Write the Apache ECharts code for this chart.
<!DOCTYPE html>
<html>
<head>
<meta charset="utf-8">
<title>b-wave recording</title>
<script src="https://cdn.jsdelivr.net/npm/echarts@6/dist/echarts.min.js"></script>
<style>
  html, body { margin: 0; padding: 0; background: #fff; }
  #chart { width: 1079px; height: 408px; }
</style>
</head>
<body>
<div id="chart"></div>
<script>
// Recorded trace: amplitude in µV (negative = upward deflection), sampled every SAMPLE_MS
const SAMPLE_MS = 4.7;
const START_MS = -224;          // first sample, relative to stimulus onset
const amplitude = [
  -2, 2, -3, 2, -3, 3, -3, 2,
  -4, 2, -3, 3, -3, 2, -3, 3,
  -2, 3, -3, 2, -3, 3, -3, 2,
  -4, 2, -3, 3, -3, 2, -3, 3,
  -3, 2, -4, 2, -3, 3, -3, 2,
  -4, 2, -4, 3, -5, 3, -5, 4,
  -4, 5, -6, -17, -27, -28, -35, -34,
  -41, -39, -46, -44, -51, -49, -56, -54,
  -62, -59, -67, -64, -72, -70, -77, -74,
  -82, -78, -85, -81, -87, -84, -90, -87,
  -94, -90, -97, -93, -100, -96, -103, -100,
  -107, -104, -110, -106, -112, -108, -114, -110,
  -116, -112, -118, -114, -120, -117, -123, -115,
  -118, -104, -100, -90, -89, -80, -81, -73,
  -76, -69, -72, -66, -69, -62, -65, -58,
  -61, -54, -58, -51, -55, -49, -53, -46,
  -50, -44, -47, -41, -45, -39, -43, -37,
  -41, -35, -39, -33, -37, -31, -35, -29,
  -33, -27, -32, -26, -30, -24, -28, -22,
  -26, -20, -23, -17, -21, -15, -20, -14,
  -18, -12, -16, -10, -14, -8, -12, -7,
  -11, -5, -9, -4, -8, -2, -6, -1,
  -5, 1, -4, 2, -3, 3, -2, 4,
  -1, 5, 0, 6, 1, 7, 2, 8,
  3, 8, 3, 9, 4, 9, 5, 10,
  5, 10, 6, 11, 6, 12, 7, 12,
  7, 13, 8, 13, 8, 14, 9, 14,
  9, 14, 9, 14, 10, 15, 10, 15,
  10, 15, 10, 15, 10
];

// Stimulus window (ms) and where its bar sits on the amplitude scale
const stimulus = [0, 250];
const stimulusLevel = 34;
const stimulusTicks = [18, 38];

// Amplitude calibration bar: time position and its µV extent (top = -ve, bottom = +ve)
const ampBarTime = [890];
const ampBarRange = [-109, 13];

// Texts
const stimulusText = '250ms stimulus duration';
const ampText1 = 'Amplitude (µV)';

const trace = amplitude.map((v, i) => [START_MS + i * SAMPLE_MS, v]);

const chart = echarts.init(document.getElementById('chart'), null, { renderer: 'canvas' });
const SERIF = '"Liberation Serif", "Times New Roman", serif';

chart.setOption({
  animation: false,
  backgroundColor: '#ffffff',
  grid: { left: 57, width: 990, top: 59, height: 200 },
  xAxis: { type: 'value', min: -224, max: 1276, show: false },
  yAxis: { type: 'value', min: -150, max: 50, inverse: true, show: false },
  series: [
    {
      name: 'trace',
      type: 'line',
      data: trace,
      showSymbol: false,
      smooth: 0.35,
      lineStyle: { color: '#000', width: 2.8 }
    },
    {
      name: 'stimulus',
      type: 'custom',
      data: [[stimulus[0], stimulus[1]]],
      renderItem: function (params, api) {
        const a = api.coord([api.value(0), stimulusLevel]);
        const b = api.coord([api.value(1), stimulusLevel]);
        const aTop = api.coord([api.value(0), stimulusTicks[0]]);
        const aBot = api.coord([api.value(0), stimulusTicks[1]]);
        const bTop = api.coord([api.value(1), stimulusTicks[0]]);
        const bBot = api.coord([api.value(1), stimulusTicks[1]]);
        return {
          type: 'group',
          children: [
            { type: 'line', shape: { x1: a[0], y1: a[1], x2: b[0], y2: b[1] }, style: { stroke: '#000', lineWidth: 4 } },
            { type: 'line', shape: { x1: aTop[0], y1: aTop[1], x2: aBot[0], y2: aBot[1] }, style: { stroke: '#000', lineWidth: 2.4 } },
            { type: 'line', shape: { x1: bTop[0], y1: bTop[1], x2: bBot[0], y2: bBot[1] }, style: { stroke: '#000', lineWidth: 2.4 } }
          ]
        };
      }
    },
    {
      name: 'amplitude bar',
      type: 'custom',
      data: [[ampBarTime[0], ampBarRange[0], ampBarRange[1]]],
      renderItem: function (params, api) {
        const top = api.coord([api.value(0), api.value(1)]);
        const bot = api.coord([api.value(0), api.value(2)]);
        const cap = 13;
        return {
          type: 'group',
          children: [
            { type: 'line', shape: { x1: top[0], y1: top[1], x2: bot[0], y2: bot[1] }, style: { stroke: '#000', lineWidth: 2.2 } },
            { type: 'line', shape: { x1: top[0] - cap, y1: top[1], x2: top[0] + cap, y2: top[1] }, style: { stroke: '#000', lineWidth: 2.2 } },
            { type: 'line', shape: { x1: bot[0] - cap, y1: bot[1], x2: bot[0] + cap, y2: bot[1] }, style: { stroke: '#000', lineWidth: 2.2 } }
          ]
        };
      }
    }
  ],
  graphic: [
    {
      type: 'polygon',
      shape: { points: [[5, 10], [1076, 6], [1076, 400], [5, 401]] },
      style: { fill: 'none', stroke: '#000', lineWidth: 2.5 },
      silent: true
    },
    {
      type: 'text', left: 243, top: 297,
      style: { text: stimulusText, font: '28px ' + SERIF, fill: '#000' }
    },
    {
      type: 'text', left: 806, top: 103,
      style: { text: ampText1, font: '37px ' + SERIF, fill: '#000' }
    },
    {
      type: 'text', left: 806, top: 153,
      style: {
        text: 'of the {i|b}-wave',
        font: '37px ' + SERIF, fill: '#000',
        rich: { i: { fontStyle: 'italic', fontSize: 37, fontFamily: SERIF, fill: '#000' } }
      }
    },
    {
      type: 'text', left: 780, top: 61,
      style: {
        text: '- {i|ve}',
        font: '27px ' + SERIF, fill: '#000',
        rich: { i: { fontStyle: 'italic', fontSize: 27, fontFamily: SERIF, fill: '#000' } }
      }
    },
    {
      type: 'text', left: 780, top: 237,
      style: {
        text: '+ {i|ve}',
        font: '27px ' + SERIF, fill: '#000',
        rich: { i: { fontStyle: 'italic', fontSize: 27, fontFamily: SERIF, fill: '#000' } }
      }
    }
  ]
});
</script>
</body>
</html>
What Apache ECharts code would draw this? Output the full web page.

> **REQUEST**
Each line must be given again exactly as written above.

> **FINISHED EXERCISE**
Write the Apache ECharts code for this chart.
<!DOCTYPE html>
<html>
<head>
<meta charset="utf-8">
<title>b-wave recording</title>
<script src="https://cdn.jsdelivr.net/npm/echarts@6/dist/echarts.min.js"></script>
<style>
  html, body { margin: 0; padding: 0; background: #fff; }
  #chart { width: 1079px; height: 408px; }
</style>
</head>
<body>
<div id="chart"></div>
<script>
// Recorded trace: amplitude in µV (negative = upward deflection), sampled every SAMPLE_MS
const SAMPLE_MS = 4.7;
const START_MS = -224;          // first sample, relative to stimulus onset
const amplitude = [
  -2, 2, -3, 2, -3, 3, -3, 2,
  -4, 2, -3, 3, -3, 2, -3, 3,
  -2, 3, -3, 2, -3, 3, -3, 2,
  -4, 2, -3, 3, -3, 2, -3, 3,
  -3, 2, -4, 2, -3, 3, -3, 2,
  -4, 2, -4, 3, -5, 3, -5, 4,
  -4, 5, -6, -17, -27, -28, -35, -34,
  -41, -39, -46, -44, -51, -49, -56, -54,
  -62, -59, -67, -64, -72, -70, -77, -74,
  -82, -78, -85, -81, -87, -84, -90, -87,
  -94, -90, -97, -93, -100, -96, -103, -100,
  -107, -104, -110, -106, -112, -108, -114, -110,
  -116, -112, -118, -114, -120, -117, -123, -115,
  -118, -104, -100, -90, -89, -80, -81, -73,
  -76, -69, -72, -66, -69, -62, -65, -58,
  -61, -54, -58, -51, -55, -49, -53, -46,
  -50, -44, -47, -41, -45, -39, -43, -37,
  -41, -35, -39, -33, -37, -31, -35, -29,
  -33, -27, -32, -26, -30, -24, -28, -22,
  -26, -20, -23, -17, -21, -15, -20, -14,
  -18, -12, -16, -10, -14, -8, -12, -7,
  -11, -5, -9, -4, -8, -2, -6, -1,
  -5, 1, -4, 2, -3, 3, -2, 4,
  -1, 5, 0, 6, 1, 7, 2, 8,
  3, 8, 3, 9, 4, 9, 5, 10,
  5, 10, 6, 11, 6, 12, 7, 12,
  7, 13, 8, 13, 8, 14, 9, 14,
  9, 14, 9, 14, 10, 15, 10, 15,
  10, 15, 10, 15, 10
];

// Stimulus window (ms) and where its bar sits on the amplitude scale
const stimulus = [0, 250];
const stimulusLevel = 34;
const stimulusTicks = [18, 38];

// Amplitude calibration bar: time position and its µV extent (top = -ve, bottom = +ve)
const ampBarTime = [890];
const ampBarRange = [-109, 13];

// Texts
const stimulusText = '250ms stimulus duration';
const ampText1 = 'Amplitude (µV)';

const trace = amplitude.map((v, i) => [START_MS + i * SAMPLE_MS, v]);

const chart = echarts.init(document.getElementById('chart'), null, { renderer: 'canvas' });
const SERIF = '"Liberation Serif", "Times New Roman", serif';

chart.setOption({
  animation: false,
  backgroundColor: '#ffffff',
  grid: { left: 57, width: 990, top: 59, height: 200 },
  xAxis: { type: 'value', min: -224, max: 1276, show: false },
  yAxis: { type: 'value', min: -150, max: 50, inverse: true, show: false },
  series: [
    {
      name: 'trace',
      type: 'line',
      data: trace,
      showSymbol: false,
      smooth: 0.35,
      lineStyle: { color: '#000', width: 2.8 }
    },
    {
      name: 'stimulus',
      type: 'custom',
      data: [[stimulus[0], stimulus[1]]],
      renderItem: function (params, api) {
        const a = api.coord([api.value(0), stimulusLevel]);
        const b = api.coord([api.value(1), stimulusLevel]);
        const aTop = api.coord([api.value(0), stimulusTicks[0]]);
        const aBot = api.coord([api.value(0), stimulusTicks[1]]);
        const bTop = api.coord([api.value(1), stimulusTicks[0]]);
        const bBot = api.coord([api.value(1), stimulusTicks[1]]);
        return {
          type: 'group',
          children: [
            { type: 'line', shape: { x1: a[0], y1: a[1], x2: b[0], y2: b[1] }, style: { stroke: '#000', lineWidth: 4 } },
            { type: 'line', shape: { x1: aTop[0], y1: aTop[1], x2: aBot[0], y2: aBot[1] }, style: { stroke: '#000', lineWidth: 2.4 } },
            { type: 'line', shape: { x1: bTop[0], y1: bTop[1], x2: bBot[0], y2: bBot[1] }, style: { stroke: '#000', lineWidth: 2.4 } }
          ]
        };
      }
    },
    {
      name: 'amplitude bar',
      type: 'custom',
      data: [[ampBarTime[0], ampBarRange[0], ampBarRange[1]]],
      renderItem: function (params, api) {
        const top = api.coord([api.value(0), api.value(1)]);
        const bot = api.coord([api.value(0), api.value(2)]);
        const cap = 13;
        return {
          type: 'group',
          children: [
            { type: 'line', shape: { x1: top[0], y1: top[1], x2: bot[0], y2: bot[1] }, style: { stroke: '#000', lineWidth: 2.2 } },
            { type: 'line', shape: { x1: top[0] - cap, y1: top[1], x2: top[0] + cap, y2: top[1] }, style: { stroke: '#000', lineWidth: 2.2 } },
            { type: 'line', shape: { x1: bot[0] - cap, y1: bot[1], x2: bot[0] + cap, y2: bot[1] }, style: { stroke: '#000', lineWidth: 2.2 } }
          ]
        };
      }
    }
  ],
  graphic: [
    {
      type: 'polygon',
      shape: { points: [[5, 10], [1076, 6], [1076, 400], [5, 401]] },
      style: { fill: 'none', stroke: '#000', lineWidth: 2.5 },
      silent: true
    },
    {
      type: 'text', left: 243, top: 297,
      style: { text: stimulusText, font: '28px ' + SERIF, fill: '#000' }
    },
    {
      type: 'text', left: 806, top: 103,
      style: { text: ampText1, font: '37px ' + SERIF, fill: '#000' }
    },
    {
      type: 'text', left: 806, top: 153,
      style: {
        text: 'of the {i|b}-wave',
        font: '37px ' + SERIF, fill: '#000',
        rich: { i: { fontStyle: 'italic', fontSize: 37, fontFamily: SERIF, fill: '#000' } }
      }
    },
    {
      type: 'text', left: 780, top: 61,
      style: {
        text: '- {i|ve}',
        font: '27px ' + SERIF, fill: '#000',
        rich: { i: { fontStyle: 'italic', fontSize: 27, fontFamily: SERIF, fill: '#000' } }
      }
    },
    {
      type: 'text', left: 780, top: 237,
      style: {
        text: '+ {i|ve}',
        font: '27px ' + SERIF, fill: '#000',
        rich: { i: { fontStyle: 'italic', fontSize: 27, fontFamily: SERIF, fill: '#000' } }
      }
    }
  ]
});
</script>
</body>
</html>
What Apache ECharts code would draw this? Output the full web page.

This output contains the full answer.